DIRECTIONS:
Set the listing down again in full, word for word, with the pictures left out.

───── RAW DATA ─────

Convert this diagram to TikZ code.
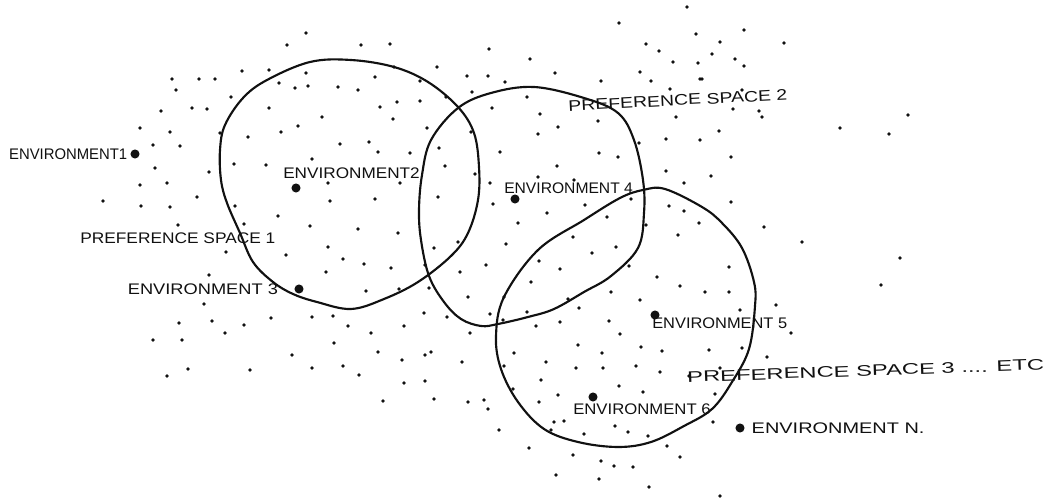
\documentclass[tikz,border=0pt]{standalone}
\usepackage{fontspec}
\usepackage{tikz}
\usetikzlibrary{positioning}
\newfontfamily\handfont{Liberation Sans}
\definecolor{ink}{HTML}{111111}
\newcommand{\stretchx}[2]{\scalebox{#1}[1]{#2}}
\tikzset{
  space/.style={draw=ink, line width=1.6pt, line join=round},
  speck/.style={fill=ink},
  envdot/.style={circle, fill=ink, inner sep=0pt, minimum size=6.8pt},
  hand/.style={font=\handfont\fontsize{11.5}{13}\selectfont, color=ink, inner sep=0pt},
}

\begin{document}
\begin{tikzpicture}[x=0.75pt, y=-0.75pt]

\fill[white] (0,0) rectangle (1053,498);
\useasboundingbox (0,0) rectangle (1053,498);

% the field of possible environments
\foreach \px/\py in {
  306/33, 287/45, 242/71, 269/70, 215/79, 199/79, 172/79, 176/90, 231/97,
  306/73, 279/83, 295/88, 308/86, 338/87, 161/111, 192/108, 207/109, 269/108,
  322/117, 140/128, 170/132, 220/133, 248/137, 281/132, 298/126, 153/145,
  180/146, 340/144, 312/159, 155/168, 209/172, 234/164, 266/165, 140/185,
  167/183, 328/183, 103/201, 141/206, 170/207, 197/197, 235/206, 330/201,
  278/216, 178/225, 244/224, 310/226, 328/247,
  687/7, 619/23, 696/34, 361/45, 390/44, 489/49, 530/59, 646/44, 659/51,
  673/62, 698/63, 394/67, 437/67, 375/77, 420/81, 467/76, 488/76, 505/82,
  555/73, 601/81, 640/72, 651/81, 670/89, 700/79, 358/90, 472/92, 527/97,
  446/97, 397/102, 420/101, 380/107, 492/108, 540/114, 598/121, 676/117,
  393/119, 427/128, 471/132, 558/127, 538/134, 639/143, 666/139, 700/140,
  369/142, 410/153, 378/152, 439/148, 500/152, 599/153, 618/157, 557/166,
  445/166, 475/174, 538/177, 574/180, 666/171, 400/183, 490/183, 684/183,
  375/199, 438/197, 493/204, 547/213, 585/205, 607/217, 631/199, 669/206,
  684/211, 358/229, 398/233, 518/223, 646/225, 699/223, 458/242, 434/248,
  506/244, 573/237, 616/247, 678/235,
  744/30, 784/43, 720/42, 712/54, 735/59, 744/66, 702/79, 742/90, 733/109,
  759/111, 762/117, 719/131, 840/128, 889/134, 908/115, 731/157, 711/176,
  731/202, 764/227, 802/242,
  226/252, 286/255, 343/259, 326/272, 209/275, 204/304, 179/323, 212/321,
  244/325, 271/318, 312/317, 333/316, 348/326, 225/333, 153/340, 182/340,
  334/343, 292/355, 188/369, 250/370, 312/368, 343/366, 167/376,
  364/264, 391/268, 425/265, 486/265, 460/272, 539/261, 560/269, 592/253,
  629/266, 366/291, 399/289, 429/288, 468/297, 531/282, 504/297, 568/299,
  579/308, 611/292, 640/300, 657/277, 680/286, 424/313, 447/317, 490/314,
  527/312, 503/320, 536/326, 560/322, 609/321, 404/326, 371/333, 470/333,
  620/334, 578/345, 602/353, 641/347, 662/351, 378/352, 402/360, 425/355,
  431/352, 462/362, 514/353, 546/362, 576/368, 603/368, 636/366, 660/372,
  689/376, 359/375, 504/366, 404/383, 425/381, 541/380, 619/386, 643/392,
  513/389, 558/395, 383/401, 434/399, 468/402, 484/400, 488/409, 539/402,
  554/422, 564/421, 615/426, 628/432, 648/436, 584/434, 499/430, 551/430,
  529/448, 573/455, 601/461, 614/466, 633/467, 667/446, 680/457, 556/475,
  599/479, 649/487,
  900/258, 881/285, 729/267, 705/292, 729/292, 740/310, 776/305, 791/333,
  709/350, 742/348, 767/357, 720/368, 715/394, 713/422, 720/496}
  \fill[speck] (\px,\py) circle (1.9);

% preference spaces
\draw[space] plot[smooth cycle, tension=0.6] coordinates {
  (310,62) (351,60) (394,67) (428,82) (458,107) (474,133) (479,167)
  (478,200) (468,233) (451,256) (418,282) (384,299) (351,309) (317,302)
  (293,294) (273,282) (253,262) (240,233) (227,203) (221,180) (220,150)
  (225,125) (243,98) (267,80)};
\draw[space] plot[smooth cycle, tension=0.6] coordinates {
  (534,87) (584,98) (618,113) (634,140) (643,180) (644,213) (638,248)
  (611,276) (584,292) (554,309) (528,317) (498,324) (481,326) (461,319)
  (444,302) (429,276) (421,240) (419,210) (422,175) (431,140) (458,108)
  (491,93)};
\draw[space] plot[smooth cycle, tension=0.6] coordinates {
  (643,190) (665,189) (702,207) (722,223) (742,248) (754,282) (755,306)
  (749,349) (732,382) (712,409) (684,426) (651,442) (618,447) (578,442)
  (544,429) (518,402) (501,369) (496,336) (504,297) (538,250) (584,220)
  (620,198)};

% environments
\node[envdot] (env1) at (135,154) {};
\node[envdot] (env2) at (296,188) {};
\node[envdot] (env3) at (299,289) {};
\node[envdot] (env4) at (515,199) {};
\node[envdot] (env5) at (655,315) {};
\node[envdot] (env6) at (593,397) {};
\node[envdot] (envn) at (740,428) {};

\node[hand, left=2pt of env1] (env1lbl) {\stretchx{0.97}{ENVIRONMENT1}};
\node[hand, anchor=west] (env2lbl) at (283,173) {\stretchx{1.12}{ENVIRONMENT2}};
\node[hand, left=12pt of env3] (env3lbl) {\stretchx{1.19}{ENVIRONMENT 3}};
\node[hand, anchor=west] (env4lbl) at (504,188) {\stretchx{1.02}{ENVIRONMENT 4}};
\node[hand, anchor=west] (env5lbl) at (652,323) {\stretchx{1.07}{ENVIRONMENT 5}};
\node[hand, anchor=west] (env6lbl) at (573,409) {\stretchx{1.09}{ENVIRONMENT 6}};
\node[hand, right=5pt of envn] (envnlbl) {\stretchx{1.3}{ENVIRONMENT N.}};

\node[hand, anchor=west] (ps1) at (80,238) {\stretchx{1.13}{PREFERENCE SPACE 1}};
\node[hand, anchor=west, rotate=3] (ps2) at (568,106) {\stretchx{1.27}{PREFERENCE SPACE 2}};
\node[hand, anchor=west, rotate=2] (ps3) at (687,377) {\stretchx{1.55}{PREFERENCE SPACE 3 .... ETC}};

\end{tikzpicture}
\end{document}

─────

THE COMPLETED TASK:
Convert this diagram to TikZ code.
\documentclass[tikz,border=0pt]{standalone}
\usepackage{fontspec}
\usepackage{tikz}
\usetikzlibrary{positioning}
\newfontfamily\handfont{Liberation Sans}
\definecolor{ink}{HTML}{111111}
\newcommand{\stretchx}[2]{\scalebox{#1}[1]{#2}}
\tikzset{
  space/.style={draw=ink, line width=1.6pt, line join=round},
  speck/.style={fill=ink},
  envdot/.style={circle, fill=ink, inner sep=0pt, minimum size=6.8pt},
  hand/.style={font=\handfont\fontsize{11.5}{13}\selectfont, color=ink, inner sep=0pt},
}

\begin{document}
\begin{tikzpicture}[x=0.75pt, y=-0.75pt]

\fill[white] (0,0) rectangle (1053,498);
\useasboundingbox (0,0) rectangle (1053,498);

% the field of possible environments
\foreach \px/\py in {
  306/33, 287/45, 242/71, 269/70, 215/79, 199/79, 172/79, 176/90, 231/97,
  306/73, 279/83, 295/88, 308/86, 338/87, 161/111, 192/108, 207/109, 269/108,
  322/117, 140/128, 170/132, 220/133, 248/137, 281/132, 298/126, 153/145,
  180/146, 340/144, 312/159, 155/168, 209/172, 234/164, 266/165, 140/185,
  167/183, 328/183, 103/201, 141/206, 170/207, 197/197, 235/206, 330/201,
  278/216, 178/225, 244/224, 310/226, 328/247,
  687/7, 619/23, 696/34, 361/45, 390/44, 489/49, 530/59, 646/44, 659/51,
  673/62, 698/63, 394/67, 437/67, 375/77, 420/81, 467/76, 488/76, 505/82,
  555/73, 601/81, 640/72, 651/81, 670/89, 700/79, 358/90, 472/92, 527/97,
  446/97, 397/102, 420/101, 380/107, 492/108, 540/114, 598/121, 676/117,
  393/119, 427/128, 471/132, 558/127, 538/134, 639/143, 666/139, 700/140,
  369/142, 410/153, 378/152, 439/148, 500/152, 599/153, 618/157, 557/166,
  445/166, 475/174, 538/177, 574/180, 666/171, 400/183, 490/183, 684/183,
  375/199, 438/197, 493/204, 547/213, 585/205, 607/217, 631/199, 669/206,
  684/211, 358/229, 398/233, 518/223, 646/225, 699/223, 458/242, 434/248,
  506/244, 573/237, 616/247, 678/235,
  744/30, 784/43, 720/42, 712/54, 735/59, 744/66, 702/79, 742/90, 733/109,
  759/111, 762/117, 719/131, 840/128, 889/134, 908/115, 731/157, 711/176,
  731/202, 764/227, 802/242,
  226/252, 286/255, 343/259, 326/272, 209/275, 204/304, 179/323, 212/321,
  244/325, 271/318, 312/317, 333/316, 348/326, 225/333, 153/340, 182/340,
  334/343, 292/355, 188/369, 250/370, 312/368, 343/366, 167/376,
  364/264, 391/268, 425/265, 486/265, 460/272, 539/261, 560/269, 592/253,
  629/266, 366/291, 399/289, 429/288, 468/297, 531/282, 504/297, 568/299,
  579/308, 611/292, 640/300, 657/277, 680/286, 424/313, 447/317, 490/314,
  527/312, 503/320, 536/326, 560/322, 609/321, 404/326, 371/333, 470/333,
  620/334, 578/345, 602/353, 641/347, 662/351, 378/352, 402/360, 425/355,
  431/352, 462/362, 514/353, 546/362, 576/368, 603/368, 636/366, 660/372,
  689/376, 359/375, 504/366, 404/383, 425/381, 541/380, 619/386, 643/392,
  513/389, 558/395, 383/401, 434/399, 468/402, 484/400, 488/409, 539/402,
  554/422, 564/421, 615/426, 628/432, 648/436, 584/434, 499/430, 551/430,
  529/448, 573/455, 601/461, 614/466, 633/467, 667/446, 680/457, 556/475,
  599/479, 649/487,
  900/258, 881/285, 729/267, 705/292, 729/292, 740/310, 776/305, 791/333,
  709/350, 742/348, 767/357, 720/368, 715/394, 713/422, 720/496}
  \fill[speck] (\px,\py) circle (1.9);

% preference spaces
\draw[space] plot[smooth cycle, tension=0.6] coordinates {
  (310,62) (351,60) (394,67) (428,82) (458,107) (474,133) (479,167)
  (478,200) (468,233) (451,256) (418,282) (384,299) (351,309) (317,302)
  (293,294) (273,282) (253,262) (240,233) (227,203) (221,180) (220,150)
  (225,125) (243,98) (267,80)};
\draw[space] plot[smooth cycle, tension=0.6] coordinates {
  (534,87) (584,98) (618,113) (634,140) (643,180) (644,213) (638,248)
  (611,276) (584,292) (554,309) (528,317) (498,324) (481,326) (461,319)
  (444,302) (429,276) (421,240) (419,210) (422,175) (431,140) (458,108)
  (491,93)};
\draw[space] plot[smooth cycle, tension=0.6] coordinates {
  (643,190) (665,189) (702,207) (722,223) (742,248) (754,282) (755,306)
  (749,349) (732,382) (712,409) (684,426) (651,442) (618,447) (578,442)
  (544,429) (518,402) (501,369) (496,336) (504,297) (538,250) (584,220)
  (620,198)};

% environments
\node[envdot] (env1) at (135,154) {};
\node[envdot] (env2) at (296,188) {};
\node[envdot] (env3) at (299,289) {};
\node[envdot] (env4) at (515,199) {};
\node[envdot] (env5) at (655,315) {};
\node[envdot] (env6) at (593,397) {};
\node[envdot] (envn) at (740,428) {};

\node[hand, left=2pt of env1] (env1lbl) {\stretchx{0.97}{ENVIRONMENT1}};
\node[hand, anchor=west] (env2lbl) at (283,173) {\stretchx{1.12}{ENVIRONMENT2}};
\node[hand, left=12pt of env3] (env3lbl) {\stretchx{1.19}{ENVIRONMENT 3}};
\node[hand, anchor=west] (env4lbl) at (504,188) {\stretchx{1.02}{ENVIRONMENT 4}};
\node[hand, anchor=west] (env5lbl) at (652,323) {\stretchx{1.07}{ENVIRONMENT 5}};
\node[hand, anchor=west] (env6lbl) at (573,409) {\stretchx{1.09}{ENVIRONMENT 6}};
\node[hand, right=5pt of envn] (envnlbl) {\stretchx{1.3}{ENVIRONMENT N.}};

\node[hand, anchor=west] (ps1) at (80,238) {\stretchx{1.13}{PREFERENCE SPACE 1}};
\node[hand, anchor=west, rotate=3] (ps2) at (568,106) {\stretchx{1.27}{PREFERENCE SPACE 2}};
\node[hand, anchor=west, rotate=2] (ps3) at (687,377) {\stretchx{1.55}{PREFERENCE SPACE 3 .... ETC}};

\end{tikzpicture}
\end{document}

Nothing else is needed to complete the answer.